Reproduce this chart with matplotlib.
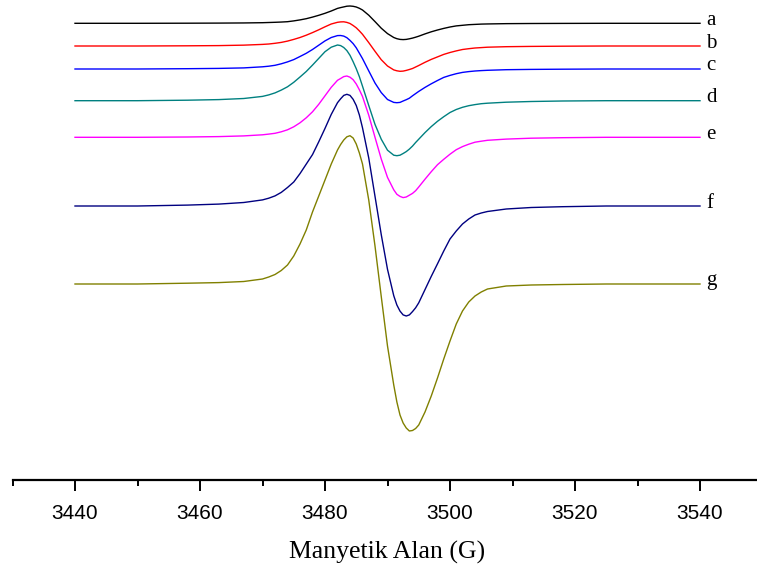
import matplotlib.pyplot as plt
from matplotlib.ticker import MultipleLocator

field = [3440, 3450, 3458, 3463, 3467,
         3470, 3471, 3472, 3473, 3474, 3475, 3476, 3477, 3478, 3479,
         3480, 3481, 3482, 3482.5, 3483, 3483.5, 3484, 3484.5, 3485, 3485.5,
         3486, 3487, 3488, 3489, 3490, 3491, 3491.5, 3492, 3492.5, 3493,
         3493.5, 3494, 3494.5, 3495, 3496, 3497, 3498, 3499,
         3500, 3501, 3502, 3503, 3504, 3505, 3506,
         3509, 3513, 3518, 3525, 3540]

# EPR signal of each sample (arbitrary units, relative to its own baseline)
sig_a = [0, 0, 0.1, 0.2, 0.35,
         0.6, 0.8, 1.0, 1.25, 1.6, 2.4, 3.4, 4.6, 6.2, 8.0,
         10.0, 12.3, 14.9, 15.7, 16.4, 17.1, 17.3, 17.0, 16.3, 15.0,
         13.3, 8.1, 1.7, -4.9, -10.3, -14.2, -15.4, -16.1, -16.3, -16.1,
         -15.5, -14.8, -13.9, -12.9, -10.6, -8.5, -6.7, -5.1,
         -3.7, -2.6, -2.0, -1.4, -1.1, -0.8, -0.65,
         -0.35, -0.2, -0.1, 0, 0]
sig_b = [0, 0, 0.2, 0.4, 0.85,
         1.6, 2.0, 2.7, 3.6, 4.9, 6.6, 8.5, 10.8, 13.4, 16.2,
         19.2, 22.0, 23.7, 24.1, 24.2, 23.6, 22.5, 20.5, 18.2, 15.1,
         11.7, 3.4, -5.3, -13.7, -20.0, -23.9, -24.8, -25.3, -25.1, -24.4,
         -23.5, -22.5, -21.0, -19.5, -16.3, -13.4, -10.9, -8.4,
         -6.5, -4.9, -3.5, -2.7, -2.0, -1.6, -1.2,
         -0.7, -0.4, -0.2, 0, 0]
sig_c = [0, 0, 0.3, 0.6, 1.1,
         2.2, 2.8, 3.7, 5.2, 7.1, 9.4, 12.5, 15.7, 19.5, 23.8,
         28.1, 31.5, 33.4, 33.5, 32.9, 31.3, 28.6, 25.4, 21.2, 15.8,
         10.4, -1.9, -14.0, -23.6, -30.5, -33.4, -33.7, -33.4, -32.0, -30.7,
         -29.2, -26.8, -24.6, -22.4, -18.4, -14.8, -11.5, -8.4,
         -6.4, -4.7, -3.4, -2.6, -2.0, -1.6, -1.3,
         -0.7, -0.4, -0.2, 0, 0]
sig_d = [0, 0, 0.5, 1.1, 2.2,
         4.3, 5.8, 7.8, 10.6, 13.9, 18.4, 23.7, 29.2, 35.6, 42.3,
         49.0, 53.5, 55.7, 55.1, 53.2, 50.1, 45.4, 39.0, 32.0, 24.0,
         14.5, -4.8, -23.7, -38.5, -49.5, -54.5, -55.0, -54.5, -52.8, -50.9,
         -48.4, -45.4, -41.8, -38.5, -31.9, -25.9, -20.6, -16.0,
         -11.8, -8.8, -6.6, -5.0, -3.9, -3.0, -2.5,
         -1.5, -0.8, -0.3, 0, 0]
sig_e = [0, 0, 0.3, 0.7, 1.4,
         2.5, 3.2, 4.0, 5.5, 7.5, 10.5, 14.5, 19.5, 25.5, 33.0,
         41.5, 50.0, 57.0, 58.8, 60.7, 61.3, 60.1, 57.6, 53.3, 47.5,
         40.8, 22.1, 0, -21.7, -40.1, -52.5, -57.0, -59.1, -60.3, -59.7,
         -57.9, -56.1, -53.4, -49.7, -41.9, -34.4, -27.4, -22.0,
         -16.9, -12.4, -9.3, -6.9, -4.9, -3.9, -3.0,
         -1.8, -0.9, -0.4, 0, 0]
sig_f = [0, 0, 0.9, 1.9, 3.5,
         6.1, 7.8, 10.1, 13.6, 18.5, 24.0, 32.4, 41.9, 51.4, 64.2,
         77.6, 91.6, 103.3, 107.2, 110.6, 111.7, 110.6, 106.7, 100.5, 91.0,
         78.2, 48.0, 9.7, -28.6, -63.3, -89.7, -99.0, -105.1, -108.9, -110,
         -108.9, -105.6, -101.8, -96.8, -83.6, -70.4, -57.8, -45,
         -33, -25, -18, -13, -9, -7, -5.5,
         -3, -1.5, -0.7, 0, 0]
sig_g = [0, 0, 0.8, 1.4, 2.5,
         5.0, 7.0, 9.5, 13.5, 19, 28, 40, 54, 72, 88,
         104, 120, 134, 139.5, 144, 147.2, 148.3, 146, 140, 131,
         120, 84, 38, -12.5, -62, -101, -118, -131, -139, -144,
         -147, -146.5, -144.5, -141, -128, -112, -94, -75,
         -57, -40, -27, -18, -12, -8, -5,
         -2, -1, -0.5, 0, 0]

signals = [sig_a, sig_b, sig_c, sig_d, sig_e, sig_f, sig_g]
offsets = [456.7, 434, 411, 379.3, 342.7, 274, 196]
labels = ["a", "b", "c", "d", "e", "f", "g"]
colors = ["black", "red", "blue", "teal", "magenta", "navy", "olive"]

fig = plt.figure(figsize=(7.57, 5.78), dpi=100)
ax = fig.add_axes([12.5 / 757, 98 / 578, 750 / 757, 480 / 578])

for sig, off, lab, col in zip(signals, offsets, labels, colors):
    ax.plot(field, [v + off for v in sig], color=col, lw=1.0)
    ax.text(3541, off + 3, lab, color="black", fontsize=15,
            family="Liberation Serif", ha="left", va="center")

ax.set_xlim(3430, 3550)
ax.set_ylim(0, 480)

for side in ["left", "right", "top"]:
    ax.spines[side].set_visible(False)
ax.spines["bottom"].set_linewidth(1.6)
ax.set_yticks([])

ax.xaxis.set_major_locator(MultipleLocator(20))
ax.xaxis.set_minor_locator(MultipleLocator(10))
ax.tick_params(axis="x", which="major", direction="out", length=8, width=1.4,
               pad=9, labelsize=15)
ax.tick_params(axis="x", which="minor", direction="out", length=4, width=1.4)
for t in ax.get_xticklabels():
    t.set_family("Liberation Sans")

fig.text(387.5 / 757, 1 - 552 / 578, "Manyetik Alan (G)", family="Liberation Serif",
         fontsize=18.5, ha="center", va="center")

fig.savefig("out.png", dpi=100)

__Exercise directions__. Look at the listing and set down only the lines from its start through the line with "from matplotlib.ticker import MultipleLocator", word for word and without pictures.

__Response below__.
Reproduce this chart with matplotlib.
import matplotlib.pyplot as plt
from matplotlib.ticker import MultipleLocator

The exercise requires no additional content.